__What this task involves__:
Begin with the first line of the material and write out each line exactly, ending with the line that contains "import plotly.graph_objects as go". Pictures are not part of the copy.

__Data block__:
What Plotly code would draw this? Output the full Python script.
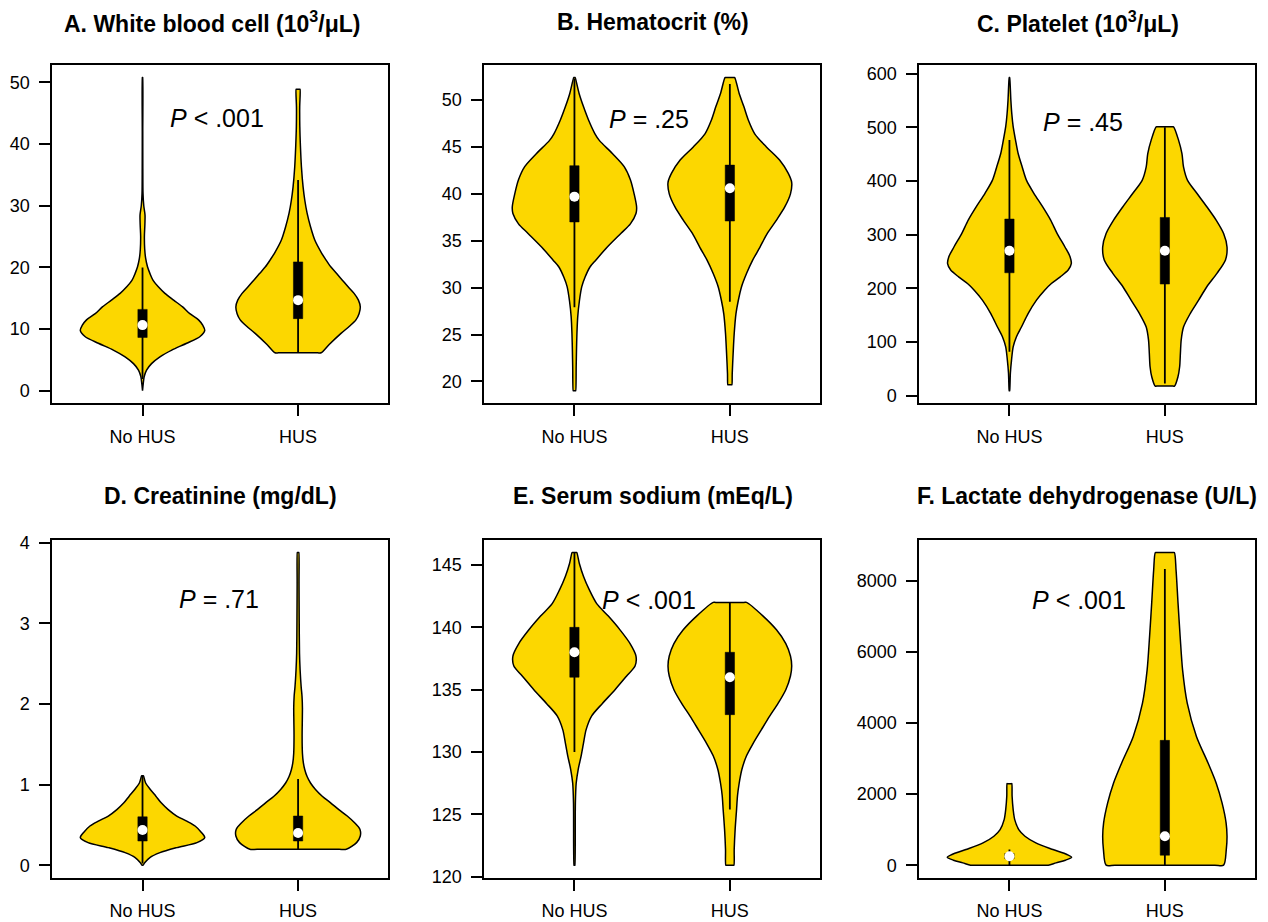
import plotly.graph_objects as go

# ---------------- data ----------------
GROUPS = ["No HUS", "HUS"]
TITLES = [
    "A. White blood cell (10<sup>3</sup>/μL)",
    "B. Hematocrit (%)",
    "C. Platelet (10<sup>3</sup>/μL)",
    "D. Creatinine (mg/dL)",
    "E. Serum sodium (mEq/L)",
    "F. Lactate dehydrogenase (U/L)",
]
P_TEXT = ["<i>P</i> &lt; .001", "<i>P</i> = .25", "<i>P</i> = .45",
          "<i>P</i> = .71", "<i>P</i> &lt; .001", "<i>P</i> &lt; .001"]
Y_TICKS = [
    [0, 10, 20, 30, 40, 50],
    [20, 25, 30, 35, 40, 45, 50],
    [0, 100, 200, 300, 400, 500, 600],
    [0, 1, 2, 3, 4],
    [120, 125, 130, 135, 140, 145],
    [0, 2000, 4000, 6000, 8000],
]

# violin profiles: value grid and relative density (1 = widest)
wbc_no_y = [0, 1.2, 2.3, 3.35, 4.4, 5.5, 6.6, 7.7, 8.8, 9.8, 10.6, 11.5, 12.5, 13.6, 14.7,
            15.8, 16.9, 17.9, 19, 20.1, 21.5, 23, 25, 27, 28.5, 30, 32, 36, 42, 50.8]
wbc_no_d = [0, 0.012, 0.027, 0.065, 0.145, 0.28, 0.47, 0.71, 0.925, 1.0, 0.97, 0.9, 0.76, 0.645, 0.5,
            0.36, 0.25, 0.17, 0.12, 0.08, 0.05, 0.035, 0.03, 0.038, 0.04, 0.02, 0.008, 0.005, 0.004, 0.004]
wbc_hus_y = [6.16, 7.5, 9.3, 10.5, 11.5, 12.5, 13.6, 14.7, 15.8, 16.9, 17.9, 19, 20.1, 21.2, 22.3,
             24.4, 26.6, 28.8, 30.9, 33.1, 36.3, 39.6, 42.8, 46, 48.9]
wbc_hus_d = [0.37, 0.5, 0.69, 0.83, 0.93, 0.98, 1.0, 0.97, 0.9, 0.8, 0.715, 0.62, 0.525, 0.45, 0.38,
             0.27, 0.2, 0.145, 0.108, 0.08, 0.054, 0.038, 0.028, 0.026, 0.032]

hct_no_y = [19, 21.5, 23.3, 25.1, 26.9, 28.6, 30.1, 31.1, 32.2, 32.9, 34.3, 35.8, 36.8, 37.9, 38.6,
            40.0, 41.5, 42.9, 44.3, 45.7, 46.4, 47.9, 49.3, 50.7, 52.4]
hct_no_d = [0.02, 0.028, 0.033, 0.04, 0.053, 0.08, 0.118, 0.17, 0.25, 0.34, 0.525, 0.75, 0.9, 0.99, 1.0,
            0.96, 0.9, 0.8, 0.61, 0.4, 0.33, 0.225, 0.145, 0.075, 0.012]
hct_hus_y = [19.65, 20.8, 23, 25.1, 27.2, 28.6, 30.1, 31.5, 32.9, 34.3, 35.8, 37.2, 38.6, 40.0, 41.2,
             42.2, 43.6, 45.0, 46.4, 47.9, 49.3, 50.7, 52.4]
hct_hus_d = [0.033, 0.038, 0.053, 0.07, 0.098, 0.135, 0.188, 0.268, 0.365, 0.483, 0.605, 0.75, 0.883,
             0.975, 0.995, 0.938, 0.8, 0.588, 0.4, 0.295, 0.225, 0.15, 0.078]

plt_no_y = [9.3, 42, 66, 91, 110, 128, 153, 178, 197, 209, 221, 234, 246, 259, 277, 302, 327, 352,
            377, 401, 426, 451, 476, 501, 525, 550, 592.5]
plt_no_d = [0.005, 0.015, 0.033, 0.06, 0.113, 0.193, 0.3, 0.435, 0.57, 0.675, 0.813, 0.945, 0.995,
            0.975, 0.893, 0.768, 0.663, 0.533, 0.393, 0.275, 0.205, 0.14, 0.098, 0.06, 0.038, 0.023, 0.005]
plt_hus_y = [18, 35, 54, 79, 104, 128, 153, 178, 203, 228, 253, 277, 302, 327, 352, 377, 401, 426,
             451, 476, 500.7]
plt_hus_d = [0.155, 0.21, 0.238, 0.25, 0.263, 0.3, 0.408, 0.543, 0.675, 0.838, 0.975, 1.0, 0.945,
             0.825, 0.675, 0.515, 0.365, 0.3, 0.275, 0.22, 0.14]

cre_no_y = [0, 0.033, 0.095, 0.156, 0.218, 0.28, 0.342, 0.403, 0.486, 0.547, 0.61, 0.69, 0.774,
            0.856, 0.94, 1.02, 1.11]
cre_no_d = [0.01, 0.038, 0.118, 0.28, 0.55, 0.875, 1.0, 0.95, 0.845, 0.71, 0.55, 0.413, 0.3, 0.215,
            0.125, 0.05, 0.015]
cre_hus_y = [0.198, 0.28, 0.362, 0.444, 0.527, 0.61, 0.69, 0.774, 0.856, 0.94, 1.02, 1.10, 1.185,
             1.27, 1.39, 1.6, 1.8, 1.95, 2.1, 2.21, 2.42, 2.63, 3.04, 3.5, 3.88]
cre_hus_d = [0.775, 0.94, 1.0, 0.995, 0.908, 0.79, 0.655, 0.523, 0.388, 0.28, 0.2, 0.145, 0.108,
             0.085, 0.07, 0.065, 0.068, 0.07, 0.063, 0.05, 0.033, 0.023, 0.018, 0.015, 0.013]

na_no_y = [120.93, 125.9, 127.5, 128.6, 129.7, 130.7, 131.8, 132.9, 133.9, 135.0, 136.1, 136.9,
           137.7, 138.7, 139.8, 140.9, 141.9, 143.0, 144.1, 145.1, 146.0]
na_no_d = [0.008, 0.015, 0.028, 0.06, 0.108, 0.145, 0.188, 0.278, 0.45, 0.653, 0.84, 0.975, 0.99,
           0.895, 0.733, 0.545, 0.358, 0.24, 0.145, 0.08, 0.038]
na_hus_y = [120.93, 122.2, 123.8, 125.4, 126.5, 127.5, 128.6, 129.7, 130.7, 131.8, 132.9, 133.9,
            135.0, 136.1, 136.9, 137.7, 138.7, 139.8, 140.9, 142.0]
na_hus_d = [0.065, 0.07, 0.085, 0.108, 0.123, 0.15, 0.193, 0.268, 0.375, 0.508, 0.643, 0.775, 0.9,
            0.975, 0.995, 0.975, 0.9, 0.75, 0.535, 0.268]

ldh_no_y = [0, 66, 140, 225, 300, 440, 628, 815, 1002, 1283, 1564, 1939, 2295]
ldh_no_d = [0.625, 0.75, 0.9, 1.0, 0.925, 0.7, 0.425, 0.25, 0.15, 0.085, 0.06, 0.043, 0.038]
ldh_hus_y = [0, 440, 815, 1190, 1752, 2314, 2876, 3625, 4562, 5499, 6436, 7372, 8309, 8800]
ldh_hus_d = [0.945, 0.988, 1.0, 0.985, 0.92, 0.825, 0.695, 0.508, 0.36, 0.285, 0.246, 0.212, 0.18, 0.153]

# box statistics: [lower whisker, Q1, median, Q3, upper whisker]
wbc_no_box = [1.9, 8.65, 10.65, 13.2, 20.0]
wbc_hus_box = [6.16, 11.7, 14.7, 20.9, 34.2]
hct_no_box = [27.9, 37.0, 39.7, 43.0, 52.3]
hct_hus_box = [28.5, 37.1, 40.6, 43.06, 51.7]
plt_no_box = [82, 229, 270, 329, 476]
plt_hus_box = [23, 208, 270, 332, 500]
cre_no_box = [0.02, 0.30, 0.436, 0.60, 1.11]
cre_hus_box = [0.2, 0.30, 0.40, 0.61, 1.07]
na_no_box = [130, 136, 138, 140, 146]
na_hus_box = [125.4, 133, 136, 138, 142]
ldh_no_box = [0, 180, 253, 330, 440]
ldh_hus_box = [0, 281, 815, 3513, 8337]

PANELS = [
    ((wbc_no_y, wbc_no_d, wbc_no_box), (wbc_hus_y, wbc_hus_d, wbc_hus_box)),
    ((hct_no_y, hct_no_d, hct_no_box), (hct_hus_y, hct_hus_d, hct_hus_box)),
    ((plt_no_y, plt_no_d, plt_no_box), (plt_hus_y, plt_hus_d, plt_hus_box)),
    ((cre_no_y, cre_no_d, cre_no_box), (cre_hus_y, cre_hus_d, cre_hus_box)),
    ((na_no_y, na_no_d, na_no_box), (na_hus_y, na_hus_d, na_hus_box)),
    ((ldh_no_y, ldh_no_d, ldh_no_box), (ldh_hus_y, ldh_hus_d, ldh_hus_box)),
]

# ---------------- layout / style ----------------
W, H = 1268, 922
FONT = "Liberation Sans, Arial, Helvetica, sans-serif"
FILL = "#FCD700"
HALF_W = 0.4          # max half-width of violin in x units
BOX_HALF = 0.03       # half-width of the IQR box in x units
EDGE_IN = 0.85        # helper point on flat ends keeps the spline corners square
COLS = [(52.3, 388.3), (484.3, 820.0), (919.3, 1255.0)]
ROWS = [(65.0, 403.3), (540.0, 877.7)]
TITLE_X = [211.7, 652.5, 1078.0, 220.5, 652.5, 1087.0]
TITLE_Y = [21.7, 495.7]
P_POS = [(1.48, 44.3), (1.48, 48.0), (1.474, 508.8), (1.49, 3.3), (1.48, 142.2), (1.45, 7468)]


def violin_outline(pos, vy, vd):
    y0, yt = vy[0], vy[-1]
    d0, dt = vd[0], vd[-1]
    xs = [pos, pos + EDGE_IN * d0 * HALF_W]
    ys = [y0, y0]
    xs += [pos + d * HALF_W for d in vd]
    ys += list(vy)
    xs += [pos + EDGE_IN * dt * HALF_W, pos - EDGE_IN * dt * HALF_W]
    ys += [yt, yt]
    xs += [pos - d * HALF_W for d in vd[::-1]]
    ys += list(vy[::-1])
    xs += [pos - EDGE_IN * d0 * HALF_W, pos]
    ys += [y0, y0]
    return xs, ys


fig = go.Figure()
layout = dict(width=W, height=H, margin=dict(l=0, r=0, t=0, b=0, autoexpand=False),
              paper_bgcolor="white", plot_bgcolor="white", showlegend=False,
              font=dict(family=FONT, color="black"))
annotations = []

for i, panel in enumerate(PANELS):
    r, c = divmod(i, 3)
    n = i + 1
    xa = "x" if n == 1 else f"x{n}"
    ya = "y" if n == 1 else f"y{n}"
    allv = []
    for pos, (vy, vd, st) in zip([1, 2], panel):
        allv += list(vy)
        xs, ys = violin_outline(pos, vy, vd)
        fig.add_trace(go.Scatter(x=xs, y=ys, xaxis=xa, yaxis=ya, mode="lines",
                                 fill="toself", fillcolor=FILL,
                                 line=dict(color="black", width=1.5, shape="spline", smoothing=0.8),
                                 hoverinfo="skip"))
        # whisker
        fig.add_trace(go.Scatter(x=[pos, pos], y=[st[0], st[4]], xaxis=xa, yaxis=ya,
                                 mode="lines", line=dict(color="black", width=1.8),
                                 hoverinfo="skip"))
        # IQR box
        fig.add_trace(go.Scatter(x=[pos - BOX_HALF, pos + BOX_HALF, pos + BOX_HALF, pos - BOX_HALF, pos - BOX_HALF],
                                 y=[st[1], st[1], st[3], st[3], st[1]], xaxis=xa, yaxis=ya,
                                 mode="lines", fill="toself", fillcolor="black",
                                 line=dict(color="black", width=0.5), hoverinfo="skip"))
        # median
        fig.add_trace(go.Scatter(x=[pos], y=[st[2]], xaxis=xa, yaxis=ya, mode="markers",
                                 marker=dict(color="white", size=10, line=dict(width=0)),
                                 hoverinfo="skip"))
    lo, hi = min(allv), max(allv)
    pad = 0.04 * (hi - lo)
    x0, x1 = COLS[c]
    y0, y1 = ROWS[r]
    axis_common = dict(showline=True, mirror=True, linecolor="black", linewidth=1.8,
                       ticks="outside", ticklen=11, tickwidth=1.8, tickcolor="black",
                       showgrid=False, zeroline=False, automargin=False,
                       tickfont=dict(family=FONT, size=18, color="black"))
    layout["xaxis" if n == 1 else f"xaxis{n}"] = dict(
        axis_common, domain=[x0 / W, x1 / W], range=[0.42, 2.58],
        tickvals=[1, 2], ticktext=GROUPS, anchor=ya, ticklabelstandoff=5)
    layout["yaxis" if n == 1 else f"yaxis{n}"] = dict(
        axis_common, domain=[1 - y1 / H, 1 - y0 / H], range=[lo - pad, hi + pad],
        tickvals=Y_TICKS[i], anchor=xa, ticklabelstandoff=6)
    annotations.append(dict(text=f"<b>{TITLES[i]}</b>", xref="paper", yref="paper",
                            x=TITLE_X[i] / W, y=1 - TITLE_Y[r] / H, xanchor="center",
                            yanchor="middle", showarrow=False,
                            font=dict(family=FONT, size=23, color="black")))
    px, py = P_POS[i]
    annotations.append(dict(text=P_TEXT[i], xref=xa, yref=ya, x=px, y=py,
                            xanchor="center", yanchor="middle", showarrow=False,
                            font=dict(family=FONT, size=25, color="black")))

layout["annotations"] = annotations
fig.update_layout(**layout)
fig.write_html("out.html", config={"displayModeBar": False},
               post_script="document.body.style.margin='0';")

__Task answer__:
What Plotly code would draw this? Output the full Python script.
import plotly.graph_objects as go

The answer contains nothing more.